There’s no doubt that SAP HANA as the platform for next-generation applications and analytics is a major buzzword among South African enterprises today. Enterprises know that if they want to stay relevant and competitive, it is an enabler that will allow them to process more data, faster.
However, HANA cannot address the problem of poor quality or obsolete data – all it can do is allow enterprises to get their poor quality data faster. Unless enterprises address their data quality and data management practices before they migrate, they will dilute the value they get from HANA.
With modern enterprises grappling with massive databases, often with a significant amount of poor quality and obsolete data, simply migrating all of this data to a next generation platform would be a mistake. For effective governance and compliance, enterprises need to be very conscious of where the data going into HANA comes from and how it gets there.
Once the data has been migrated, they also need to ensure that they are able to maintain their data quality over time. In our consulting engagements with local enterprises, we have discovered that most CIOs are well aware of their data quality flaws, and most are anxious to address data quality and governance. But they are often challenged in actually doing so.

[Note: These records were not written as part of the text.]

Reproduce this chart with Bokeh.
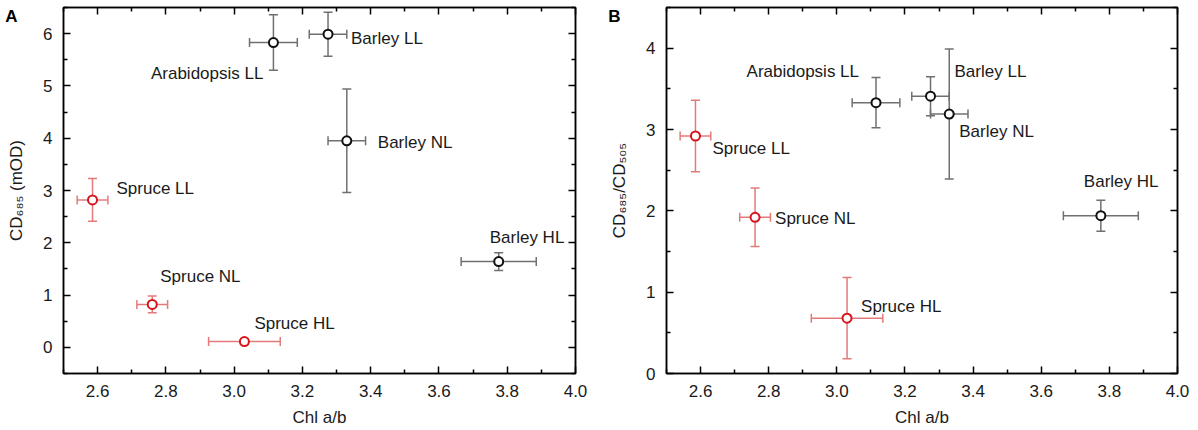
from bokeh.plotting import figure
from bokeh.layouts import row
from bokeh.models import (ColumnDataSource, Whisker, TeeHead, LinearAxis, FixedTicker,
                          Range1d, CustomJSTickFormatter, PrintfTickFormatter)
from bokeh.embed import file_html
from bokeh.resources import INLINE
from bokeh.core.properties import value

# ---------------- data ----------------
names = ["Arabidopsis LL", "Barley LL", "Barley NL", "Barley HL",
         "Spruce LL", "Spruce NL", "Spruce HL"]
group = ["angio", "angio", "angio", "angio", "spruce", "spruce", "spruce"]
chl_ab = [3.115, 3.275, 3.33, 3.775, 2.585, 2.76, 3.03]
chl_ab_err = [0.07, 0.055, 0.055, 0.11, 0.045, 0.045, 0.105]
cd685 = [5.83, 5.99, 3.95, 1.64, 2.82, 0.82, 0.11]
cd685_err = [0.53, 0.42, 0.99, 0.17, 0.41, 0.16, 0.05]
ratio = [3.33, 3.41, 3.19, 1.94, 2.92, 1.92, 0.68]
ratio_err = [0.31, 0.24, 0.80, 0.19, 0.44, 0.36, 0.50]

x_ticks = [2.6, 2.8, 3.0, 3.2, 3.4, 3.6, 3.8, 4.0]
x_minor = [2.5, 2.7, 2.9, 3.1, 3.3, 3.5, 3.7, 3.9]
ya_ticks = [0, 1, 2, 3, 4, 5, 6]
ya_minor = [-0.5, 0.5, 1.5, 2.5, 3.5, 4.5, 5.5, 6.5]
yb_ticks = [0, 1, 2, 3, 4]
yb_minor = [0.5, 1.5, 2.5, 3.5, 4.5]

# label placement (pixel offsets from the point, align)
offs_a = [(-10, 31, "right"), (23, 4, "left"), (31, 2, "left"), (-9, -24, "left"),
          (24, -11, "left"), (8, -28, "left"), (10, -18, "left")]
offs_b = [(-17, -31, "right"), (24, -25, "left"), (10, 17, "left"), (-17, -34, "left"),
          (17, 12, "left"), (20, 1, "left"), (14, -12, "left")]

FONT = "Liberation Sans"
COLORS = {"angio": ("#111111", "#707070"), "spruce": ("#d8141c", "#e37a7a")}


def style_axis(ax):
    ax.axis_line_color = "black"
    ax.axis_line_width = 1.5
    ax.major_tick_in = 7
    ax.major_tick_out = 0
    ax.minor_tick_in = 4
    ax.minor_tick_out = 0
    ax.major_tick_line_width = 1.5
    ax.minor_tick_line_width = 1.5
    ax.major_tick_line_color = "black"
    ax.minor_tick_line_color = "black"
    ax.major_label_text_font = FONT
    ax.major_label_text_font_size = "17px"
    ax.major_label_text_color = "#1a1a1a"
    ax.axis_label_text_font = FONT
    ax.axis_label_text_font_size = "17px"
    ax.axis_label_text_font_style = "normal"
    ax.axis_label_text_color = "#1a1a1a"


def panel(yv, ye, ylabel, yrange, yt, ym, offs, letter, letter_y, w, bl, br, bb):
    p = figure(width=w, height=430, output_backend="svg", toolbar_location=None,
               x_range=Range1d(2.5, 4.0), y_range=Range1d(*yrange),
               min_border_left=bl, min_border_right=br, min_border_top=7,
               min_border_bottom=bb)
    p.xgrid.visible = False
    p.ygrid.visible = False
    p.outline_line_color = "black"
    p.outline_line_width = 1.5
    p.background_fill_color = "white"
    p.border_fill_color = "white"

    xt = FixedTicker(ticks=x_ticks, minor_ticks=x_minor)
    ytk = FixedTicker(ticks=yt, minor_ticks=ym)
    bottom = p.below[0]
    left = p.left[0]
    bottom.ticker = xt
    bottom.formatter = PrintfTickFormatter(format="%.1f")
    left.ticker = ytk
    top = LinearAxis(ticker=xt, formatter=CustomJSTickFormatter(code="return ''"))
    right = LinearAxis(ticker=ytk, formatter=CustomJSTickFormatter(code="return ''"))
    p.add_layout(top, "above")
    p.add_layout(right, "right")
    for ax in (bottom, left, top, right):
        style_axis(ax)
    bottom.axis_label = "Chl a/b"
    bottom.major_label_standoff = 11
    bottom.axis_label_standoff = 8
    left.axis_label = ylabel
    left.major_label_standoff = 11
    left.axis_label_standoff = 14
    left.major_label_orientation = "horizontal"
    top.major_label_standoff = 0
    right.major_label_standoff = 0

    # panel letter, drawn as the single label of an outer, line-less left axis
    lax = LinearAxis(ticker=FixedTicker(ticks=[letter_y], minor_ticks=[]),
                     formatter=CustomJSTickFormatter(code="return '%s'" % letter))
    lax.axis_line_color = None
    lax.major_tick_line_color = None
    lax.minor_tick_line_color = None
    lax.major_tick_in = 0
    lax.major_tick_out = 0
    lax.minor_tick_in = 0
    lax.minor_tick_out = 0
    lax.major_label_standoff = -13
    lax.major_label_text_font = FONT
    lax.major_label_text_font_size = "17px"
    lax.major_label_text_font_style = "bold"
    lax.major_label_text_color = "black"
    p.add_layout(lax, "left")

    for g in ["angio", "spruce"]:
        idx = [i for i in range(len(names)) if group[i] == g]
        pc, ec = COLORS[g]
        src = ColumnDataSource(dict(
            x=[chl_ab[i] for i in idx], y=[yv[i] for i in idx],
            xl=[chl_ab[i] - chl_ab_err[i] for i in idx],
            xu=[chl_ab[i] + chl_ab_err[i] for i in idx],
            yl=[yv[i] - ye[i] for i in idx],
            yu=[yv[i] + ye[i] for i in idx]))
        for dim, base, lo, up in [("height", "x", "yl", "yu"), ("width", "y", "xl", "xu")]:
            wk = Whisker(source=src, base=base, lower=lo, upper=up, dimension=dim,
                         line_color=ec, line_width=1.5,
                         upper_head=TeeHead(size=9, line_color=ec, line_width=1.5),
                         lower_head=TeeHead(size=9, line_color=ec, line_width=1.5))
            p.add_layout(wk)
        p.scatter("x", "y", source=src, marker="circle", size=9, fill_color="white",
                  line_color=pc, line_width=2)

    lsrc = ColumnDataSource(dict(
        x=chl_ab, y=yv, t=names,
        dx=[o[0] for o in offs], dy=[o[1] for o in offs], al=[o[2] for o in offs]))
    p.text("x", "y", text="t", source=lsrc, x_offset="dx", y_offset="dy",
           text_align="al", text_baseline="middle", text_font=value(FONT),
           text_font_size="17px", text_color="#1a1a1a")
    return p


pa = panel(cd685, cd685_err, "CD\u2086\u2088\u2085 (mOD)", (-0.5, 6.5), ya_ticks, ya_minor,
           offs_a, "A", 6.33, 600, 63, 25, 57)
pb = panel(ratio, ratio_err, "CD\u2086\u2088\u2085/CD\u2085\u2080\u2085", (0, 4.5), yb_ticks,
           yb_minor, offs_b, "B", 4.39, 598, 66, 21, 57)

layout = row(pa, pb)
open("out.html", "w").write(file_html(layout, INLINE))
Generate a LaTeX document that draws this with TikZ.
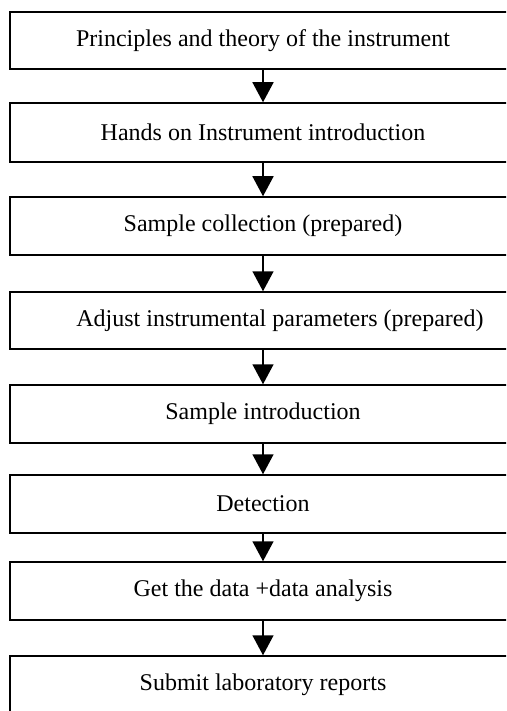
\documentclass[tikz,border=0pt]{standalone}
\usepackage{fontspec}
\setmainfont{Liberation Serif}
\usetikzlibrary{arrows.meta}
\begin{document}
\begin{tikzpicture}[x=1pt,y=-1pt,
  stepbox/.style={draw=black,line width=1.5pt,rectangle,inner sep=0pt,
    minimum width=506pt,font=\fontsize{24}{28}\selectfont,anchor=center},
  arr/.style={line width=1.5pt,-{Triangle[length=20pt,width=21pt]}}]
\useasboundingbox (0,0) rectangle (506,711);
\clip (0,0) rectangle (506,711);
\node[stepbox,minimum height=57pt] (b1) at (263,40.5) {Principles and theory of the instrument};
\node[stepbox,minimum height=59pt] (b2) at (263,132.5) {Hands on Instrument introduction};
\node[stepbox,minimum height=58pt] (b3) at (263,226) {Sample collection (prepared)};
\node[stepbox,minimum height=57pt] (b4) at (263,320.5) {\hspace*{34pt}Adjust instrumental parameters (prepared)};
\node[stepbox,minimum height=58pt] (b5) at (263,414) {Sample introduction};
\node[stepbox,minimum height=58pt] (b6) at (263,504) {Detection};
\node[stepbox,minimum height=58pt] (b7) at (263,591) {Get the data +data analysis};
\node[stepbox,minimum height=58pt] (b8) at (263,685) {Submit laboratory reports};
\draw[arr] (b1.south) -- (b2.north);
\draw[arr] (b2.south) -- (b3.north);
\draw[arr] (b3.south) -- (b4.north);
\draw[arr] (b4.south) -- (b5.north);
\draw[arr] (b5.south) -- (b6.north);
\draw[arr] (b6.south) -- (b7.north);
\draw[arr] (b7.south) -- (b8.north);
\end{tikzpicture}
\end{document}
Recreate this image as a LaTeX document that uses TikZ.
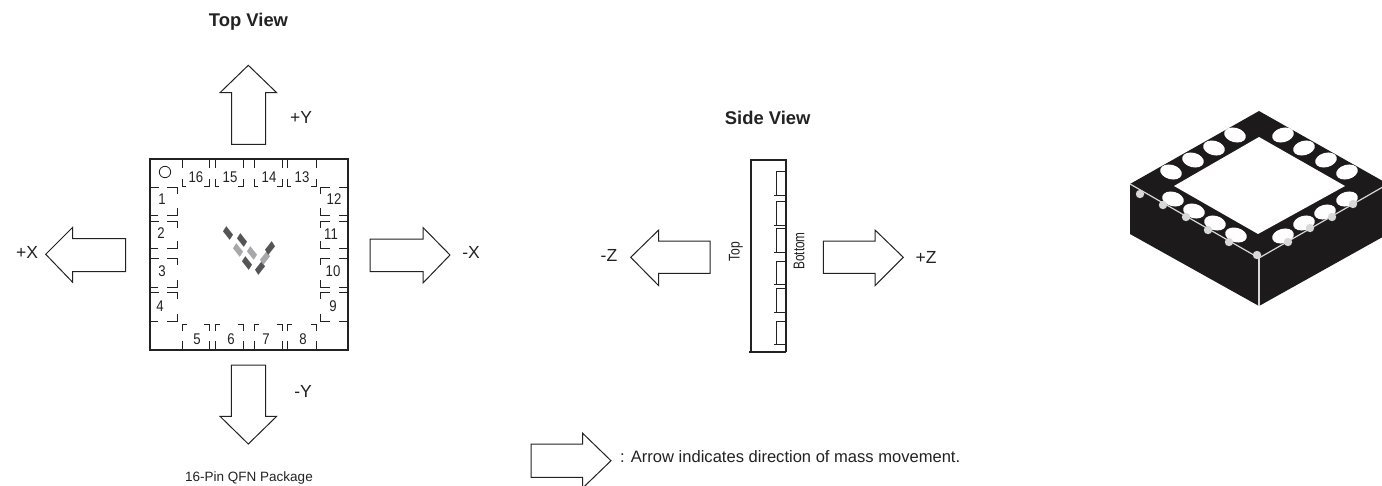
\documentclass[tikz,border=0pt]{standalone}
\usepackage{fontspec}
\usepackage{graphicx}
\setmainfont{Liberation Sans}
\definecolor{ink}{HTML}{222222}
\definecolor{chipblack}{HTML}{1C1A1A}
\definecolor{logodark}{HTML}{555558}
\definecolor{logolight}{HTML}{A8A8AA}
\definecolor{lump}{HTML}{D8D8D8}
\newcommand{\pintoppin}[2]{%
  \draw[pinline] (#1,159)--(#1,168) (#1,179)--(#1,186)--(#1+4,186) (#2-5,186)--(#2,186)--(#2,179) (#2,168)--(#2,159);}
\newcommand{\pinbotpin}[2]{%
  \draw[pinline] (#1,350)--(#1,341) (#1,331)--(#1,324)--(#1+5,324) (#2-5,324)--(#2,324)--(#2,331) (#2,341)--(#2,350);}
\newcommand{\pinleftpin}[2]{%
  \draw[pinline] (149,#1)--(159,#1) (167,#1)--(177,#1)--(177,#1+7) (177,#2-7)--(177,#2)--(167,#2) (158,#2)--(149,#2);}
\newcommand{\pinrightpin}[2]{%
  \draw[pinline] (349,#1)--(339,#1) (330,#1)--(320,#1)--(320,#1+7) (320,#2-7)--(320,#2)--(330,#2) (339,#2)--(349,#2);}
\newcommand{\sidepin}[2]{%
  \draw[pinline] (787,#1)--(776,#1)--(776,#2) (774,#2)--(787,#2);}
\newcommand{\logoL}[3]{\fill[#3] (#1-1.7,#2-6.8)--(#1+5,#2+1.7)--(#1+1.7,#2+6.8)--(#1-5,#2-1.7)--cycle;}
\newcommand{\logoR}[3]{\fill[#3] (#1+1.7,#2-6.8)--(#1-5,#2+1.7)--(#1-1.7,#2+6.8)--(#1+5,#2-1.7)--cycle;}
\newcommand{\padwhite}[3]{\fill[white,rotate around={#3:(#1,#2)}] (#1,#2) ellipse [x radius=11,y radius=7.2];}
\newcommand{\lumpdot}[2]{\fill[lump] (#1,#2) circle (4.2);}
\tikzset{
  x=1pt,y=-1pt,
  blockarrow/.style={draw=ink,line width=1pt,fill=white,line join=miter},
  pkgline/.style={draw=ink,line width=1.1pt},
  pinline/.style={draw=ink,line width=.9pt},
  axislabel/.style={inner sep=0pt,text=ink,font=\fontsize{17.5}{20}\selectfont},
  titlelabel/.style={inner sep=0pt,anchor=base,text=ink,font=\bfseries\fontsize{18.4}{20}\selectfont},
  pinlabel/.style={inner sep=0pt,text=ink,font=\fontsize{15.5}{18}\selectfont},
  notelabel/.style={inner sep=0pt,text=ink,font=\fontsize{16.55}{18}\selectfont},
}
\newcommand{\pinnum}[1]{\scalebox{.85}[1]{#1}}
\begin{document}
\begin{tikzpicture}
\useasboundingbox (0,0) rectangle (1382,485);
\begin{scope}
\clip (0,0) rectangle (1382,485);
% titles
\node[titlelabel] (topview) at (248.5,26) {Top View};
\node[titlelabel] (sideview) at (767.7,124) {Side View};
% block arrows
\draw[blockarrow] (248.3,65.3)--(276.7,92.7)--(265.7,92.7)--(265.7,144.3)--(231.7,144.3)--(231.7,92.7)--(220,92.7)--cycle;
\draw[blockarrow] (45.7,254.3)--(72.7,227.3)--(72.7,238.7)--(125.7,238.7)--(125.7,271.7)--(72.7,271.7)--(72.7,282.3)--cycle;
\draw[blockarrow] (450,255)--(423,227.5)--(423,239)--(370,239)--(370,271.5)--(423,271.5)--(423,283)--cycle;
\draw[blockarrow] (248.3,444)--(276.7,416.3)--(265.7,416.3)--(265.7,365)--(231.3,365)--(231.3,416.3)--(220,416.3)--cycle;
\draw[blockarrow] (630.7,257.3)--(658.7,230)--(658.7,241)--(710,241)--(710,273.3)--(658.7,273.3)--(658.7,285.7)--cycle;
\draw[blockarrow] (903.3,257.3)--(875,230)--(875,241)--(823.3,241)--(823.3,273.3)--(875,273.3)--(875,285.7)--cycle;
\draw[blockarrow] (611,460.7)--(582.7,433.3)--(582.7,444)--(531,444)--(531,477.3)--(582.7,477.3)--(582.7,488)--cycle;
% axis labels
\node[axislabel] (py) at (301,117) {+Y};
\node[axislabel] (my) at (303,391) {-Y};
\node[axislabel] (px) at (27,252) {+X};
\node[axislabel] (mx) at (471,252) {-X};
\node[axislabel] (mz) at (609,255) {-Z};
\node[axislabel] (pz) at (926,257) {+Z};
% QFN package outline
\draw[pkgline] (150,159) rectangle (348,350);
\draw[ink,line width=.8pt] (165,172) circle (5.7);
\pintoppin{182}{209}\pintoppin{215}{243}\pintoppin{254}{282}\pintoppin{287}{316}
\pinbotpin{182}{209}\pinbotpin{215}{243}\pinbotpin{254}{282}\pinbotpin{287}{316}
\pinleftpin{187}{215}\pinleftpin{221}{248}\pinleftpin{258}{287}\pinleftpin{292}{321}
\pinrightpin{187}{215}\pinrightpin{221}{248}\pinrightpin{258}{287}\pinrightpin{292}{321}
% pin numbers
\node[pinlabel] (p16) at (196,177) {\pinnum{16}};
\node[pinlabel] (p15) at (230,177) {\pinnum{15}};
\node[pinlabel] (p14) at (269,177) {\pinnum{14}};
\node[pinlabel] (p13) at (302,177) {\pinnum{13}};
\node[pinlabel] (p1) at (162,199) {\pinnum{1}};
\node[pinlabel] (p2) at (161,233) {\pinnum{2}};
\node[pinlabel] (p3) at (162,271) {\pinnum{3}};
\node[pinlabel] (p4) at (160,306) {\pinnum{4}};
\node[pinlabel] (p5) at (197,339) {\pinnum{5}};
\node[pinlabel] (p6) at (231,339) {\pinnum{6}};
\node[pinlabel] (p7) at (266,339) {\pinnum{7}};
\node[pinlabel] (p8) at (303,339) {\pinnum{8}};
\node[pinlabel] (p12) at (334,199) {\pinnum{12}};
\node[pinlabel] (p11) at (331,234) {\pinnum{11}};
\node[pinlabel] (p10) at (333,271) {\pinnum{10}};
\node[pinlabel] (p9) at (333,306) {\pinnum{9}};
% logo
\logoL{228}{233}{logodark}\logoL{242}{240}{logodark}
\logoL{238}{250}{logolight}\logoL{252}{253}{logolight}
\logoL{247}{263}{logodark}
\logoR{260}{268}{logodark}\logoR{265}{258}{logolight}\logoR{270}{248}{logodark}
% side view
\draw[pkgline] (749,352)--(786,352) (751,352)--(751,160)--(786,160)--(786,352);
\sidepin{171}{195}\sidepin{201}{225}\sidepin{228}{252}\sidepin{261}{284}\sidepin{288}{312}\sidepin{321}{344}
\node[pinlabel,rotate=90] (toplabel) at (736,252) {\scalebox{.78}[1]{Top}};
\node[pinlabel,rotate=90] (bottomlabel) at (799,251) {\scalebox{.76}[1]{Bottom}};
% legend and caption
\node[notelabel,anchor=west] (note) at (620,457) {: Arrow indicates direction of mass movement.};
\node[notelabel,font=\fontsize{13.5}{16}\selectfont] (caption) at (249,478) {16-Pin QFN Package};
% 3D chip
\fill[chipblack] (1259,111)--(1388,184)--(1388,234)--(1259,306)--(1130,234)--(1130,184)--cycle;
\fill[white] (1259,137)--(1345,186)--(1258,234)--(1174,186)--cycle;
\padwhite{1235}{135}{-15}\padwhite{1214}{148}{-15}\padwhite{1193}{160}{-15}\padwhite{1171}{172}{-15}
\padwhite{1283}{135}{15}\padwhite{1304}{148}{15}\padwhite{1326}{160}{15}\padwhite{1347}{172}{15}
\padwhite{1173}{199}{-15}\padwhite{1194}{211}{-15}\padwhite{1215}{223}{-15}\padwhite{1236}{235}{-15}
\padwhite{1283}{236}{15}\padwhite{1304}{223}{15}\padwhite{1325}{212}{15}\padwhite{1347}{199}{15}
\draw[lump,line width=1.2pt] (1130,184)--(1259,258)--(1388,184);
\draw[lump,line width=1.6pt] (1259,258)--(1259,306);
\lumpdot{1140}{194}\lumpdot{1163}{205}\lumpdot{1186}{217}\lumpdot{1208}{230}\lumpdot{1229}{242}
\lumpdot{1257}{255}\lumpdot{1288}{242}\lumpdot{1310}{228}\lumpdot{1332}{217}\lumpdot{1353}{204}
\end{scope}
\end{tikzpicture}
\end{document}
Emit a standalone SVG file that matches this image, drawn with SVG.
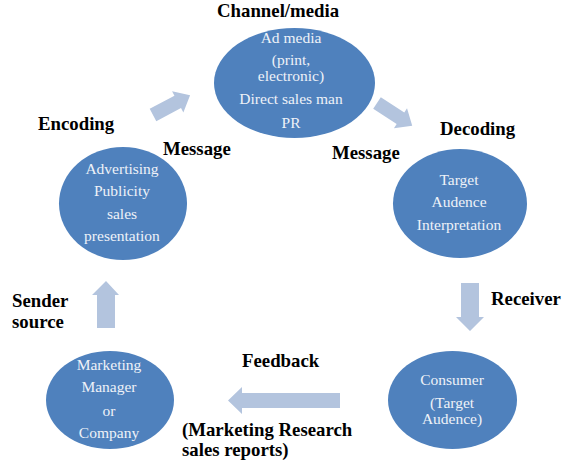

A typical challenge they face is the ability to come up with a unique dataset and to address inconsistencies. Most CIOs know they are sitting with more data they need to have, with as much as 50% – 90% of their data actually obsolete, but many battle to identify this obsolete data. Simply identifying inconsistencies in datasets – like a Johannesburg dialing code for a Cape Town-based customer – could require months of manual work by a large team of employees; and achieving the budget necessary to do so can prove tricky.
In our experience, an effective way to secure budget and launch a data governance project is to do so by piggybacking off a larger enterprise project – such as a SAP HANA migration. A move such as this gives the enterprise an ideal opportunity to run a data cleansing process as the first step towards a comprehensive data governance project. An effective place to begin is to identify what data is active, and what is obsolete, and then focus data quality improvement efforts on only the active data before migrating it to HANA. In this way, you are moving only the data that is needed, and it is accurate and cleansed.
This is just the start of the governance journey. It is easier to get clean than stay clean in the world of data quality. Typically, when data quality is improved in projects like migration, decay sets in over time. This is where data governance comes in: after the cleansing and migration to HANA, enterprises need to put the toolsets and policies in place to ensure continuously good data. In most companies, this entails a programme of passive data governance, in which the quality of data is monitored and addressed in a reactive way.
However, some may also move to active data governance – an arguable more invasive approach in which the data capturing process is more closely controlled, to ensure that the data meets governance rules. Active data governance might also be supported by being highly selective of who is allowed to input data and moving to a more centralised organisation for data management – instead of a distributed, non-governed environment.